/masters-thesis-code

This is a supplementary repository for my master's thesis

Primary LanguageHaskellMIT LicenseMIT

CHMMM

This repository contains the prototype compiler for my master's thesis.

It is a proof-of-concept implementation for a modified version of the C-- language showcasing type inference in the context of systems programming and inference-guided automatic resource management.

Dependencies

  • cabal (version 3.2+; preferably version 3.6.2 acquired through ghcup)
  • ghc (version 8.8.4 - 9.0.2; preferably version 8.10.7 acquired through ghcup)
  • llc (version 12+; preferably version 12)

Two modified cabal packages included as git submodules in the vendor directory:

Building

To get the repository:

git clone https://github.com/jiriklepl/masters-thesis-code.git
cd masters-thesis-code

To build the project:

git submodule init
git submodule update
cabal build --only-dependencies Compiler
cabal build Compiler

# development documentation:
cabal haddock Compiler

Running

For general use:

cabal run Compiler -- [options...] input_file

For /dev/stdout output, use:

cabal run Compiler -- -o - input_file

User documentation

The usage of the compiler is explained by the standardized --help:

cabal run Compiler -- -h

Testing examples

For running the testing examples in the folder examples/:

./run_examples.sh

Some of the examples test the compiler for invalid input, which will cause several error messages to be printed out during the process.

Development documentation

The source code is documented with Haddock. You can build the HTML documentation by running:

cabal haddock Compiler

This command is quite verbose but its output ends with the location of the index file of the generated documentation (it should be somewhere in the dist-newstyle folder, most likely in dist-newstyle/build/<arch>/<ghc-version>/Compiler-0.1.0.0/x/Compiler/doc/html/Compiler/Compiler/index.html).

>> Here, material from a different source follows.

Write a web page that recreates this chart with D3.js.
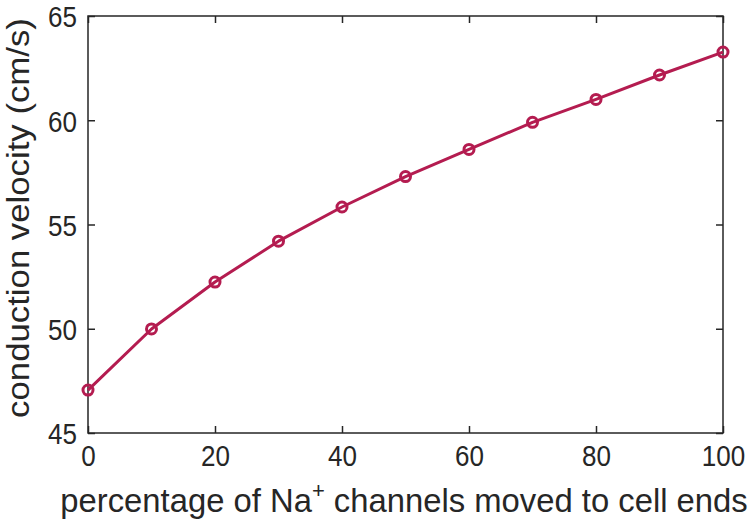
<!DOCTYPE html>
<html>
<head>
<meta charset="utf-8">
<script src="https://cdn.jsdelivr.net/npm/d3@7"></script>
<style>
  body { margin: 0; background: #fff; }
  text { font-family: "Liberation Sans", Arial, sans-serif; fill: #262626; }
</style>
</head>
<body>
<svg id="chart" width="750" height="524"></svg>
<script>
var percent = [0, 10, 20, 30, 40, 50, 60, 70, 80, 90, 100];
var velocity = [47.06, 49.99, 52.24, 54.2, 55.84, 57.3, 58.6, 59.9, 61.0, 62.17, 63.27];
var xTicks = [0, 20, 40, 60, 80, 100];
var yTicks = [45, 50, 55, 60, 65];

var svg = d3.select('#chart'),
    margin = {top: 16, right: 27, bottom: 91, left: 88},
    width = +svg.attr('width') - margin.left - margin.right,
    height = +svg.attr('height') - margin.top - margin.bottom,
    g = svg.append('g')
          .attr('transform', `translate(${margin.left}, ${margin.top})`);

// the original figure's text is slightly stretched vertically
var stretch = 1.16;

var x = d3.scaleLinear().domain([0, 100]).range([0, width]),
    y = d3.scaleLinear().domain([45, 65]).range([height, 0]);

var data = percent.map((p, i) => ({p: p, v: velocity[i]}));

function styleAxis(sel) {
  sel.select('.domain').remove();
  sel.selectAll('line').attr('stroke', '#262626').attr('stroke-width', 1.5);
  sel.selectAll('text').style('font-size', '26px').attr('fill', '#262626');
}

// bottom axis, ticks pointing inward
g.append('g')
  .attr('transform', `translate(0, ${height})`)
  .call(d3.axisBottom(x).tickValues(xTicks).tickSize(-7).tickPadding(12))
  .call(styleAxis)
  .selectAll('text')
    .each(function() {
      var t = d3.select(this), ty = +t.attr('y');
      t.attr('y', 0).attr('transform', `translate(0, ${ty}) scale(1, ${stretch})`);
    });

// left axis
g.append('g')
  .call(d3.axisLeft(y).tickValues(yTicks).tickSize(-7).tickPadding(11))
  .call(styleAxis)
  .selectAll('text')
    .attr('dy', '0.36em')
    .each(function() {
      var t = d3.select(this), tx = +t.attr('x');
      t.attr('x', 0).attr('transform', `translate(${tx}, 0) scale(1, ${stretch})`);
    });

// mirrored ticks on top and right
g.append('g')
  .call(d3.axisTop(x).tickValues(xTicks).tickSize(-7).tickFormat(''))
  .call(styleAxis);
g.append('g')
  .attr('transform', `translate(${width}, 0)`)
  .call(d3.axisRight(y).tickValues(yTicks).tickSize(-7).tickFormat(''))
  .call(styleAxis);

// box
g.append('rect')
  .attr('width', width)
  .attr('height', height)
  .attr('fill', 'none')
  .attr('stroke', '#262626')
  .attr('stroke-width', 1.5);

var line = d3.line()
  .x(d => x(d.p))
  .y(d => y(d.v));

g.append('path')
  .datum(data)
  .attr('fill', 'none')
  .attr('stroke', '#b41c50')
  .attr('stroke-width', 3)
  .attr('stroke-linejoin', 'round')
  .attr('d', line);

g.selectAll('.pt')
  .data(data)
  .enter().append('circle')
    .attr('class', 'pt')
    .attr('cx', d => x(d.p))
    .attr('cy', d => y(d.v))
    .attr('r', 5)
    .attr('fill', 'none')
    .attr('stroke', '#b41c50')
    .attr('stroke-width', 3);

// axis labels
var xl = svg.append('text')
  .attr('x', 404)
  .attr('y', 512)
  .attr('text-anchor', 'middle')
  .style('font-size', '32.8px');
xl.append('tspan').text('percentage of Na');
xl.append('tspan').attr('dy', -14).style('font-size', '22px').text('+');
xl.append('tspan').attr('dy', 14).text(' channels moved to cell ends');

var yl = svg.append('text')
  .attr('text-anchor', 'middle')
  .style('font-size', '31px')
  .text('conduction velocity (cm/s)');
var ylen = yl.node().getComputedTextLength();
yl.attr('transform', `translate(29, 218) scale(1, ${400 / ylen}) rotate(-90)`);
</script>
</body>
</html>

When reading the source files of the program, we suggest using Haskell Language Server (HLS), which parses the documentation comments and makes the documentation more easily accessible.

Project outline

The project contains many modules of varying significance documented with Haddock, here we list the main ones:

  • CMM.Pipeline: contains the high-level logic of the compiler and wrappers for the main phases of the compiler pipeline
  • CMM.Lexer: contains the definition of the tokenization phase
  • CMM.Parser: contains the definition of the parsing phase
  • CMM.AST: contains the definitions of various abstract syntactic tree (AST) nodes used as an representation of the program
  • CMM.AST.Flattener: defines the function flatten, which flattens the given AST
  • CMM.AST.Blockifier: defines the function blockify, which blockifies the procedures in the given AST, annotating each statement with a block annotation (that assigns the given statement to a corresponding basic block). It also produces the BlockifierState, which is refined by CMM.FlowAnalysis
  • CMM.FlowAnalysis: defines the flow analysis for a given procedure. It is issued by CMM.Blockifier and refines its BlockifierState
  • CMM.Inference.Preprocess: contains the definition of the function preprocess, which performs the inference preprocessing phase: elaborates the AST and generates the constraints that represent the type semantics of the program
  • CMM.Inference: defines the function reduce, which performs the inference pipeline on the given set of constraints (facts), producing an InferencerState that can interpret types of the elaborated AST
    • The various data are defined in: CMM.Inference.Type, CMM.Inference.TypeCompl, CMM.Inference.TypeKind, CMM.Inference.Properties, CMM.Inference.Fact, CMM.Inference.DataKind , CMM.Inference.Constness
  • CMM.Monomorphize: contains the definition of the function monomorphize, which monomorphizes the given program represented by elaborated AST. It uses the InferencerState to interpret each type
  • CMM.FillElabs, CMM.Mangle: these two modules define the postprocessing of monomorphized code - filling-in concrete types in place of type variables according and name-mangling of monomorphic copies of polymorphic top-level definitions
  • CMM.Translator: contains the definition of the function translate, which performs the translation phase on an elaborated and blockified AST - emission of the LLVM assembly. It uses BlockifierState and InferencerState to interpret the control flow and types, respectively

Modules LLVM.* in directory vendor/* are from modified versions of packages llvm-hs-pure and llvm-hs-pretty

Code style and testing

The source files are formatted by hindent and checked by hlint (should not produce any hints). The source should compile without warnings (tested with ghc-8.10.7). The script .\run_examples.sh should compile all example files and successfully interpret them by llc.